Das Paket ist vielfältig, sowohl Gewerkschaften als auch Arbeitgeber haben einige Punkte gesetzt – und mussten an anderer Stelle Kröten schlucken. Die Gewerkschaften hätten vor allem beim Thema flexible Arbeitszeit gern noch mehr erreicht und wollen in späteren Tarifrunden nachlegen. Die Berufe müssten attraktiver werden, denn es gebe Hunderttausende unbesetzte Stellen, erklärte Werneke. Außerdem mussten sich die Gewerkschaften mit drei sogenannten Leermonaten zufriedengeben, da die Lohnerhöhung erst ab April greift und nicht schon im Januar.
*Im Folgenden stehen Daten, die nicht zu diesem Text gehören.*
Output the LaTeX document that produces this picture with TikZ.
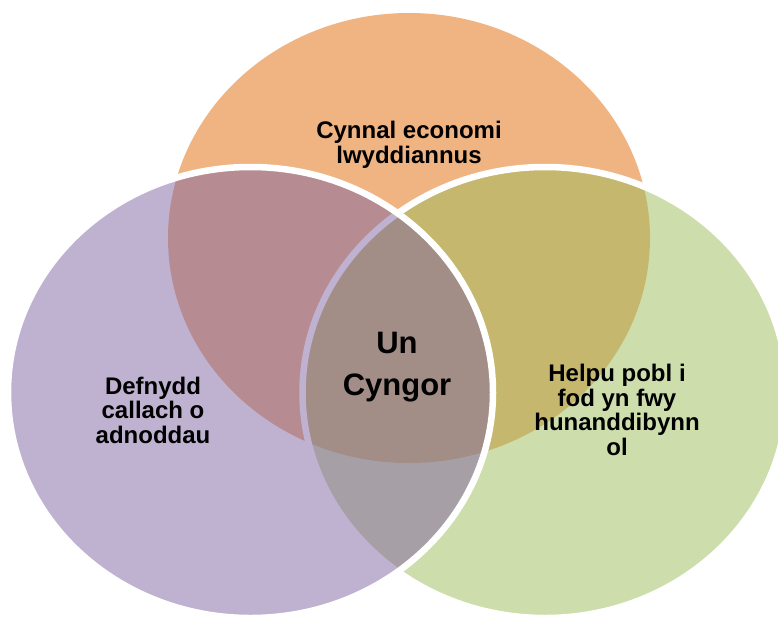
\documentclass[tikz,border=0pt]{standalone}
\usepackage{fontspec}
\setmainfont{Liberation Sans}
\definecolor{orng}{RGB}{240,180,130}
\definecolor{grn}{RGB}{155,187,89}
\definecolor{purp}{RGB}{128,100,162}
\begin{document}
\begin{tikzpicture}[x=1pt, y=-1pt,
		set/.style={draw=white, line width=6.5pt, fill opacity=0.5},
		lbl/.style={align=center, text=black, font=\bfseries\fontsize{24}{24.5}\selectfont}]
		\useasboundingbox (0,0) rectangle (778,616);
		\clip (0,0) rectangle (778,616);
		
		\fill[orng] (409,238) ellipse [x radius=241, y radius=225];
		\filldraw[set, fill=grn] (545,392.5) ellipse [x radius=242.5, y radius=225.5];
		\filldraw[set, fill=purp] (250.5,392.5) ellipse [x radius=242.5, y radius=225.5];
		
		\node[lbl] (eco) at (409,145) {Cynnal economi\\lwyddiannus};
		\node[lbl] (res) at (153,410) {Defnydd\\callach o\\adnoddau};
		\node[lbl] (ind) at (617,410) {Helpu pobl i\\fod yn fwy\\hunanddibynn\\ol};
		\node[lbl, font=\bfseries\fontsize{31}{42}\selectfont] (one) at (397,367) {Un\\Cyngor};
		
		\end{tikzpicture}
\end{document}
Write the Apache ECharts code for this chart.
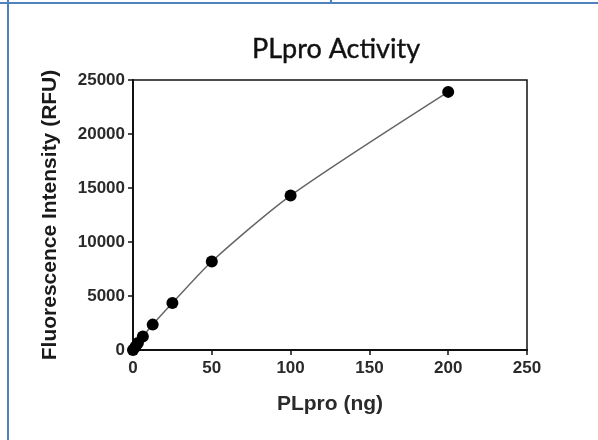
<!DOCTYPE html>
<html>
<head>
<meta charset="utf-8">
<script src="https://cdn.jsdelivr.net/npm/echarts@6/dist/echarts.min.js"></script>
<style>
  html, body { margin: 0; padding: 0; background: #fff; }
  #wrap { position: relative; width: 598px; height: 440px; overflow: hidden; }
  #chart { position: absolute; left: 0; top: 0; width: 598px; height: 440px; }
  .bl { position: absolute; background: #4F81BD; }
</style>
</head>
<body>
<div id="wrap">
  <div id="chart"></div>
  <div class="bl" style="left:7px;top:0;width:2px;height:440px;"></div>
  <div class="bl" style="left:0;top:2px;width:598px;height:2px;"></div>
  <div class="bl" style="left:330px;top:0;width:2px;height:3px;"></div>
</div>
<script>
const titleText = "PLpro Activity";
const xName = "PLpro (ng)";
const yName = "Fluorescence Intensity (RFU)";
const plproNg = [0, 1.5625, 3.125, 6.25, 12.5, 25, 50, 100, 200];
const rfu = [0, 300, 650, 1250, 2350, 4350, 8200, 14300, 23900];
const xTicks = [0, 50, 100, 150, 200, 250];
const yTicks = [0, 5000, 10000, 15000, 20000, 25000];

const pts = plproNg.map((x, i) => [x, rfu[i]]);
const chart = echarts.init(document.getElementById('chart'), null, { renderer: 'canvas' });
const axisFont = { fontFamily: 'Liberation Sans, Arial, sans-serif', fontSize: 17, fontWeight: 'bold', color: '#2a2a2a' };
chart.setOption({
  animation: false,
  title: {
    text: titleText, left: 331, top: 31, textAlign: 'center',
    textStyle: { fontFamily: 'Lato, sans-serif', fontSize: 27, fontWeight: 'normal', color: '#111', textBorderColor: '#111', textBorderWidth: 0.4 }
  },
  grid: { left: 133, right: 71, top: 80, bottom: 90, show: true, borderColor: '#111', borderWidth: 1.5, backgroundColor: 'transparent' },
  xAxis: {
    type: 'value', min: xTicks[0], max: xTicks[xTicks.length - 1], interval: 50,
    name: xName, nameLocation: 'middle', nameGap: 44,
    nameTextStyle: { fontFamily: 'Liberation Sans, Arial, sans-serif', fontSize: 21, fontWeight: 'bold', color: '#2a2a2a' },
    axisLine: { show: true, onZero: false, lineStyle: { color: '#111', width: 2 } },
    axisTick: { show: true, length: 5, lineStyle: { color: '#111', width: 1.5 } },
    axisLabel: Object.assign({ margin: 10, formatter: v => String(v) }, axisFont),
    splitLine: { show: false }
  },
  yAxis: {
    type: 'value', min: yTicks[0], max: yTicks[yTicks.length - 1], interval: 5000,
    name: yName, nameLocation: 'middle', nameGap: 72, nameRotate: 90,
    nameTextStyle: { fontFamily: 'Liberation Sans, Arial, sans-serif', fontSize: 21, fontWeight: 'bold', color: '#1a1a1a' },
    axisLine: { show: true, onZero: false, lineStyle: { color: '#111', width: 2 } },
    axisTick: { show: true, length: 5, lineStyle: { color: '#111', width: 1.5 } },
    axisLabel: Object.assign({ margin: 8, formatter: v => String(v) }, axisFont),
    splitLine: { show: false }
  },
  series: [{
    type: 'line', data: pts, smooth: 0.25,
    lineStyle: { color: '#666', width: 1.5 },
    symbol: 'circle', symbolSize: 12,
    itemStyle: { color: '#000' },
    z: 3
  }]
});
</script>
</body>
</html>
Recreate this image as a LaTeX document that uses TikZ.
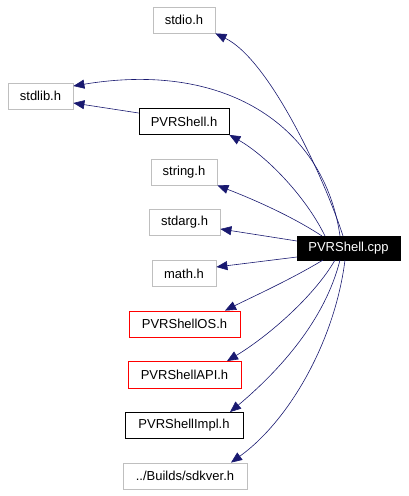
\documentclass[tikz,border=0pt]{standalone}
\usepackage{fontspec}
\setmainfont{Liberation Sans}
\usetikzlibrary{arrows.meta}
\definecolor{edgeblue}{HTML}{191970}
\definecolor{sysgray}{HTML}{BFBFBF}
\begin{document}
\begin{tikzpicture}[x=1pt,y=-1pt,
  box/.style={draw, line width=0.8pt, inner sep=0pt, minimum height=26pt, font=\fontsize{13}{15}\selectfont},
  sysbox/.style={box, draw=sysgray},
  blkbox/.style={box, draw=black},
  redbox/.style={box, draw=red},
  dep/.style={draw=edgeblue, line width=0.6pt, -{Triangle[length=11pt,width=9pt]}}
]
\useasboundingbox (0,0) rectangle (408,496);
\node[sysbox, minimum width=62pt] (stdio) at (184,20) {stdio.h};
\node[sysbox, minimum width=65pt] (stdlib) at (40.5,96) {stdlib.h};
\node[blkbox, minimum width=90pt] (pvrh) at (184,121.5) {PVRShell.h};
\node[sysbox, minimum width=66pt] (string) at (184,172) {string.h};
\node[sysbox, minimum width=71pt] (stdarg) at (184.5,222.5) {stdarg.h};
\node[sysbox, minimum width=64pt] (math) at (184,273.5) {math.h};
\node[box, fill=black, text=white, minimum width=103pt, minimum height=24pt] (cpp) at (348.5,248) {PVRShell.cpp};
\node[redbox, minimum width=111pt] (os) at (184.5,324) {PVRShellOS.h};
\node[redbox, minimum width=113pt, minimum height=27pt] (api) at (184.5,375) {PVRShellAPI.h};
\node[blkbox, minimum width=118pt] (impl) at (184,425.5) {PVRShellImpl.h};
\node[sysbox, minimum width=124pt] (sdk) at (185,476) {../Builds/sdkver.h};

\coordinate (cs1) at (343,236);
\coordinate (cs2) at (340,236);
\coordinate (cs3) at (325,236);
\coordinate (cs4) at (322,236);
\coordinate (cw1) at (297,241);
\coordinate (cw2) at (297,257);
\coordinate (cb1) at (323,260);
\coordinate (cb2) at (335,260);
\coordinate (cb3) at (340,260);
\coordinate (cb4) at (345,260);

\draw[dep] (cs1) .. controls (325,180) and (270,60) .. (stdio.south east);
\draw[dep] (cs2) .. controls (325,130) and (230,60) .. (stdlib.east |- 0,86);
\draw[dep] (pvrh.west |- 0,113) -- (stdlib.east |- 0,103);
\draw[dep] (cs3) .. controls (305,195) and (265,155) .. (pvrh.south east);
\draw[dep] (cs4) .. controls (290,215) and (250,198) .. (string.south east);
\draw[dep] (cw1) -- (stdarg.east |- 0,229);
\draw[dep] (cw2) -- (math.east |- 0,267);
\draw[dep] (cb1) .. controls (290,280) and (250,298) .. (os.north -| 225,0);
\draw[dep] (cb2) .. controls (315,295) and (270,335) .. (api.north -| 227,0);
\draw[dep] (cb3) .. controls (325,320) and (280,370) .. (impl.north -| 230,0);
\draw[dep] (cb4) .. controls (335,340) and (290,420) .. (sdk.north -| 231,0);
\end{tikzpicture}
\end{document}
Dadurch sparen die Arbeitgeber einiges an Geld.
Im Gegenzug mussten Bund und Kommunen akzeptieren, dass die Beschäftigten künftig möglicherweise weniger arbeiten und sie häufiger Lücken stopfen müssen. Das kann in Berufen mit Fachkräftemangel schwierig werden.
Zuletzt hakten die Gespräche am Vorschlag, die Arbeitszeit freiwillig auszudehnen auf 42 Wochenstunden. Die Gewerkschaften befürchteten Nachteile bei Neueinstellungen oder befristeten Verträgen, wenn Beschäftigte zu dieser Aufstockung nicht bereit sind. Nun wurde laut Werneke vereinbart: „Niemand kann gedrängt werden, mehr zu arbeiten.“ Und wer freiwillig mehr arbeite, erhalte dafür auch einen Aufschlag. Die Regelung soll nach fünf Jahren überprüft werden.
Gibt es jetzt keine Streiks mehr?
Die Gewerkschaften wollen jetzt noch ihre Mitglieder befragen. Dass die Nein sagen in Mehrheit und doch noch die Urabstimmung zum großen Streik ausgerufen wird, ist aber eher unwahrscheinlich.
Der Tarifvertrag hat eine Laufzeit von 27 Monaten, gilt allerdings rückwirkend ab 1. Januar 2025. Damit dürfte bis Ende März 2027 erst einmal Ruhe sein an der Streikfront. Allerdings gilt das nur für diesen Tarifkonflikt.
In Berlin zum Beispiel könnten Bus- und U-Bahn-Fahrer bald wieder streiken, da sie nach einem anderen Tarifvertrag bezahlt werden. Auch in Bayern gilt für den Nahverkehr weitgehend ein eigener Tarifvertrag.